Copy exactly, and only, the lines starting at the line with "Emit a Python" and ending at the line with "import pandas as pd". Leave every picture out of the copy.
___ TASK INPUTS
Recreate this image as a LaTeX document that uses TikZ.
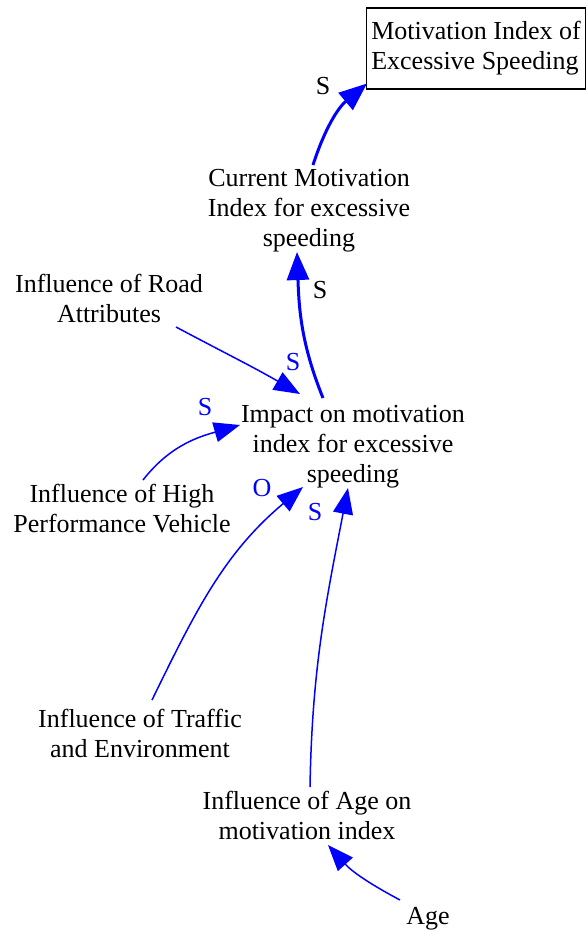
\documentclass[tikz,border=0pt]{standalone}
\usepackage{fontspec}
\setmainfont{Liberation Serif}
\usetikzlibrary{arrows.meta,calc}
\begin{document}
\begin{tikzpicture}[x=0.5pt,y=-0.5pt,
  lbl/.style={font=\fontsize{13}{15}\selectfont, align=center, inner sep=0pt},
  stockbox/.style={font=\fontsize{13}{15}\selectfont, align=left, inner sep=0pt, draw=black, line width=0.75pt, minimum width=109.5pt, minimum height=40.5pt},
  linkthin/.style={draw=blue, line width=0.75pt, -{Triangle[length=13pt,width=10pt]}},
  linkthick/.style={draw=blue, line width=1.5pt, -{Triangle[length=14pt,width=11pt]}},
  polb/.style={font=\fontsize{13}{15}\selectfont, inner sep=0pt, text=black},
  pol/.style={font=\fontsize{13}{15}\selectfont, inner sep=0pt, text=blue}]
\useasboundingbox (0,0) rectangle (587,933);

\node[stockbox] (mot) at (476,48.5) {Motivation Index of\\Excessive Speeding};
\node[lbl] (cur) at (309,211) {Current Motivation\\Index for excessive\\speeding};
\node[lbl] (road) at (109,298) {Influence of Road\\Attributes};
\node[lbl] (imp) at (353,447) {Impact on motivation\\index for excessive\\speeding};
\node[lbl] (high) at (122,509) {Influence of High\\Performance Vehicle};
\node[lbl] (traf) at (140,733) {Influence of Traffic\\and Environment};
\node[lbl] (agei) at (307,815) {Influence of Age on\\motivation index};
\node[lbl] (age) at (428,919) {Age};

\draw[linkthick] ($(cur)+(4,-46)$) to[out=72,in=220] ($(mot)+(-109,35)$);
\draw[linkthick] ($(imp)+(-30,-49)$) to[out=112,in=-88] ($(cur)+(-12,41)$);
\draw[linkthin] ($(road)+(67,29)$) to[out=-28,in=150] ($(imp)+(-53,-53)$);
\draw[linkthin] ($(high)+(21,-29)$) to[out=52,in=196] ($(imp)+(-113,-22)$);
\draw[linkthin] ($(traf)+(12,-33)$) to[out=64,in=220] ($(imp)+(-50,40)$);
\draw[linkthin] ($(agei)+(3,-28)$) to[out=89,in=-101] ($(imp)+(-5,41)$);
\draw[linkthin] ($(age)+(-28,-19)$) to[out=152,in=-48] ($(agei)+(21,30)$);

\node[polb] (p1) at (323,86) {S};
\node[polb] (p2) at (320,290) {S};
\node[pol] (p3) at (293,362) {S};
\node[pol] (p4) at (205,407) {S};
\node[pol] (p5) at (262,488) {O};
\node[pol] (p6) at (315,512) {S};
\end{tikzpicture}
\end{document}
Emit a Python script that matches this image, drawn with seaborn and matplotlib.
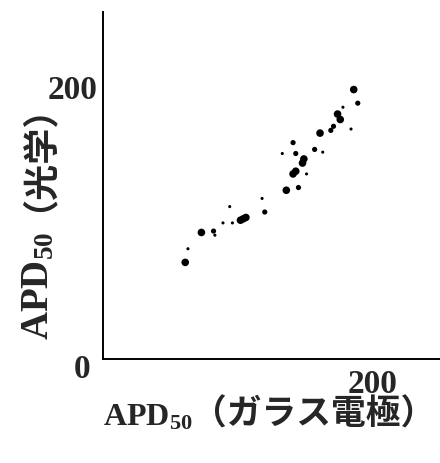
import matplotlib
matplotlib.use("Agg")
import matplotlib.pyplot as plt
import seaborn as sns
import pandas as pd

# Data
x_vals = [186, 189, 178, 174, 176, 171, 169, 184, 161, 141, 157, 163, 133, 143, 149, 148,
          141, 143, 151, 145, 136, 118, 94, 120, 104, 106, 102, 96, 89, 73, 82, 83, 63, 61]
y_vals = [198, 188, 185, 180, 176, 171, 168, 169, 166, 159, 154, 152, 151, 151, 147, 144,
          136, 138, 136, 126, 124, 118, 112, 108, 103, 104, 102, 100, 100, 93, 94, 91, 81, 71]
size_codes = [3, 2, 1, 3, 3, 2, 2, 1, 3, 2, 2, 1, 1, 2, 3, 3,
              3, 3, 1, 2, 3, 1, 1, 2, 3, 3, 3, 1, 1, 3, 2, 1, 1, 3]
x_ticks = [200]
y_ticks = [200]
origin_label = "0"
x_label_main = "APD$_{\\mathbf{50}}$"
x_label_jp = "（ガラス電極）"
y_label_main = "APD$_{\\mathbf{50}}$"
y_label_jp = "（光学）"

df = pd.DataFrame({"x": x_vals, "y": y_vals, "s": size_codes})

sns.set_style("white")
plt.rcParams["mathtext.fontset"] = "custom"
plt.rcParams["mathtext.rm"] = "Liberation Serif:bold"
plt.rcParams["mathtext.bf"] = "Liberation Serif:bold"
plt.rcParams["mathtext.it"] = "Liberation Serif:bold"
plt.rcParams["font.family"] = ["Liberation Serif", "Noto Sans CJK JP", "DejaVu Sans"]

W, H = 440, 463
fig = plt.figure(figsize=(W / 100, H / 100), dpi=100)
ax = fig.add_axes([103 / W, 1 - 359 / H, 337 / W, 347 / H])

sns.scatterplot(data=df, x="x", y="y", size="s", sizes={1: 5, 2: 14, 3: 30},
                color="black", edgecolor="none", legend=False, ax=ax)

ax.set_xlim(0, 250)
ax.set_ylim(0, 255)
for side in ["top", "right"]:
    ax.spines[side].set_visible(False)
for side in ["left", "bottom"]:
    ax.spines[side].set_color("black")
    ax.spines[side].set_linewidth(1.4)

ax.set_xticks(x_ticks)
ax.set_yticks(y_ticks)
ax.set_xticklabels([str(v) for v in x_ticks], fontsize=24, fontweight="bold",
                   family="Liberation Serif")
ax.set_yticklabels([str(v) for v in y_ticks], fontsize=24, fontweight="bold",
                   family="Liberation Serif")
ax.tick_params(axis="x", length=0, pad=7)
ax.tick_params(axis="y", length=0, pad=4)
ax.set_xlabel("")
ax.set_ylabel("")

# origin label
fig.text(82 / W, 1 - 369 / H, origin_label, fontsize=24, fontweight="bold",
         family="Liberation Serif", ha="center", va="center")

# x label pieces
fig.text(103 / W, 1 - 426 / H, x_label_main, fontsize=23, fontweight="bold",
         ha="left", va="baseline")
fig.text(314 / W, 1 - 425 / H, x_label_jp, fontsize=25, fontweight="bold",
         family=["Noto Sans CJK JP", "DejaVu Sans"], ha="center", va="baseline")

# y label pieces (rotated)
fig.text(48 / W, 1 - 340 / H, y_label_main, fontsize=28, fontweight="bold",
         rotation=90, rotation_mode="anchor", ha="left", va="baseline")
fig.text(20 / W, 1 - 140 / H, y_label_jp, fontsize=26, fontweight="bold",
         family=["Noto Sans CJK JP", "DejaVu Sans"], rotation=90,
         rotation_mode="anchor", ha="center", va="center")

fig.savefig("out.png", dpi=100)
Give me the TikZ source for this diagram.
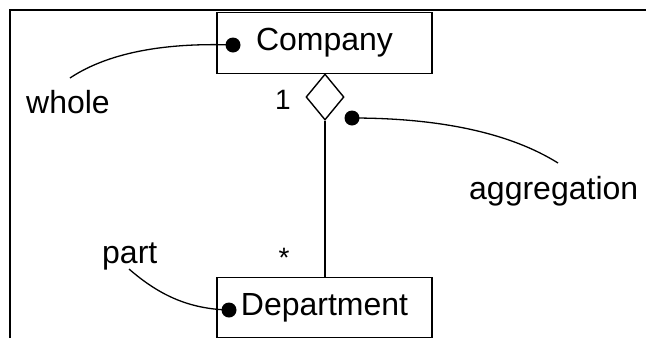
______
__COMPLETE ANSWER__:
Emit a Python script that matches this image, drawn with seaborn and matplotlib.
import matplotlib
matplotlib.use("Agg")
import matplotlib.pyplot as plt
import seaborn as sns
import pandas as pd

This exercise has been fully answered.